Extract the full listing verbatim and drop any pictures from your copy.

=-=-=-=-=

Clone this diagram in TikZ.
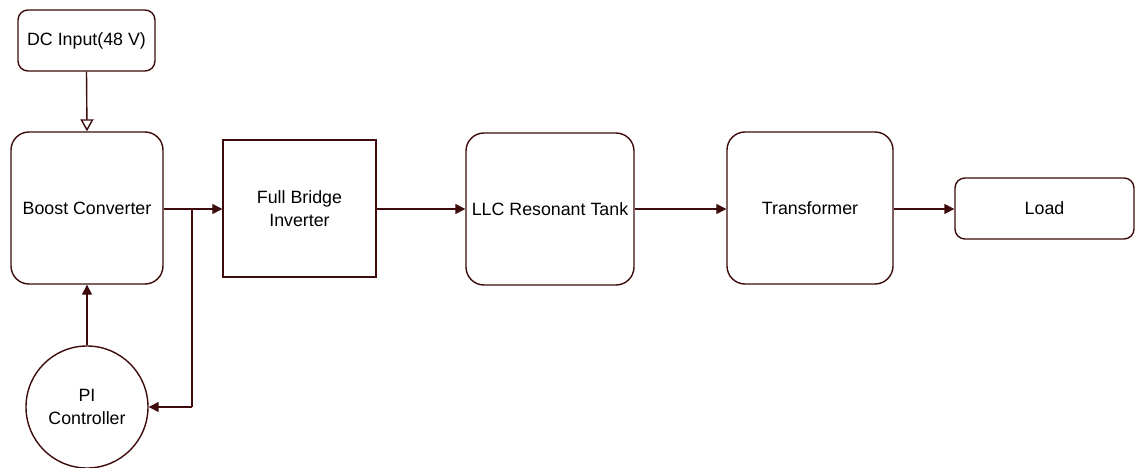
\documentclass[tikz,border=0pt]{standalone}
\usepackage{fontspec}
\setmainfont{Liberation Sans}
\usetikzlibrary{arrows.meta}
\definecolor{ln}{HTML}{3D0B0B}
\begin{document}
\begin{tikzpicture}[x=1pt,y=-1pt,
  every node/.style={font=\fontsize{17.8}{23}\selectfont, text=black, align=center},
  rbox/.style={draw=ln, line width=1.4pt, rounded corners=18pt, inner sep=0pt},
  sbox/.style={draw=ln, line width=1.4pt, rounded corners=10pt, inner sep=0pt},
  pbox/.style={draw=ln, line width=1.4pt, inner sep=0pt},
  conn/.style={draw=ln, line width=1.4pt, -{Triangle[length=10pt,width=10pt,fill=ln]}},
  openconn/.style={draw=ln, line width=1.4pt, -{Triangle[open,length=12pt,width=13pt]}}]
\useasboundingbox (0,0) rectangle (1136,468);
\node[sbox, minimum width=137pt, minimum height=61pt] (dc) at (86.5,40.5) {DC Input(48 V)};
\node[rbox, minimum width=152pt, minimum height=152pt] (boost) at (87,208) {Boost Converter};
\node[pbox, minimum width=153pt, minimum height=137pt] (inv) at (299.5,208.5) {Full Bridge\\Inverter};
\node[rbox, minimum width=168pt, minimum height=152pt] (llc) at (550,209) {LLC Resonant Tank};
\node[rbox, minimum width=166pt, minimum height=152pt] (tr) at (810,208) {Transformer};
\node[sbox, minimum width=179pt, minimum height=61pt] (load) at (1044.5,208.5) {Load};
\node[draw=ln, line width=1.4pt, circle, minimum size=122pt, inner sep=0pt] (pi) at (87,407) {PI\\Controller};
\coordinate (j) at (192,209);
\coordinate (k) at (192,407);
\draw[openconn] (dc.south) -- (boost.north);
\draw[conn] (boost.east |- j) -- (inv.west |- j);
\draw[draw=ln, line width=1.4pt] (j) -- (k);
\draw[conn] (k) -- (pi.east);
\draw[conn] (pi.north) -- (boost.south);
\draw[conn] (inv.east |- j) -- (llc.west |- j);
\draw[conn] (llc.east |- j) -- (tr.west |- j);
\draw[conn] (tr.east |- j) -- (load.west |- j);
\end{tikzpicture}
\end{document}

=-=-=-=-=

▸ **EXPECTED ANSWER**:
Clone this diagram in TikZ.
\documentclass[tikz,border=0pt]{standalone}
\usepackage{fontspec}
\setmainfont{Liberation Sans}
\usetikzlibrary{arrows.meta}
\definecolor{ln}{HTML}{3D0B0B}
\begin{document}
\begin{tikzpicture}[x=1pt,y=-1pt,
  every node/.style={font=\fontsize{17.8}{23}\selectfont, text=black, align=center},
  rbox/.style={draw=ln, line width=1.4pt, rounded corners=18pt, inner sep=0pt},
  sbox/.style={draw=ln, line width=1.4pt, rounded corners=10pt, inner sep=0pt},
  pbox/.style={draw=ln, line width=1.4pt, inner sep=0pt},
  conn/.style={draw=ln, line width=1.4pt, -{Triangle[length=10pt,width=10pt,fill=ln]}},
  openconn/.style={draw=ln, line width=1.4pt, -{Triangle[open,length=12pt,width=13pt]}}]
\useasboundingbox (0,0) rectangle (1136,468);
\node[sbox, minimum width=137pt, minimum height=61pt] (dc) at (86.5,40.5) {DC Input(48 V)};
\node[rbox, minimum width=152pt, minimum height=152pt] (boost) at (87,208) {Boost Converter};
\node[pbox, minimum width=153pt, minimum height=137pt] (inv) at (299.5,208.5) {Full Bridge\\Inverter};
\node[rbox, minimum width=168pt, minimum height=152pt] (llc) at (550,209) {LLC Resonant Tank};
\node[rbox, minimum width=166pt, minimum height=152pt] (tr) at (810,208) {Transformer};
\node[sbox, minimum width=179pt, minimum height=61pt] (load) at (1044.5,208.5) {Load};
\node[draw=ln, line width=1.4pt, circle, minimum size=122pt, inner sep=0pt] (pi) at (87,407) {PI\\Controller};
\coordinate (j) at (192,209);
\coordinate (k) at (192,407);
\draw[openconn] (dc.south) -- (boost.north);
\draw[conn] (boost.east |- j) -- (inv.west |- j);
\draw[draw=ln, line width=1.4pt] (j) -- (k);
\draw[conn] (k) -- (pi.east);
\draw[conn] (pi.north) -- (boost.south);
\draw[conn] (inv.east |- j) -- (llc.west |- j);
\draw[conn] (llc.east |- j) -- (tr.west |- j);
\draw[conn] (tr.east |- j) -- (load.west |- j);
\end{tikzpicture}
\end{document}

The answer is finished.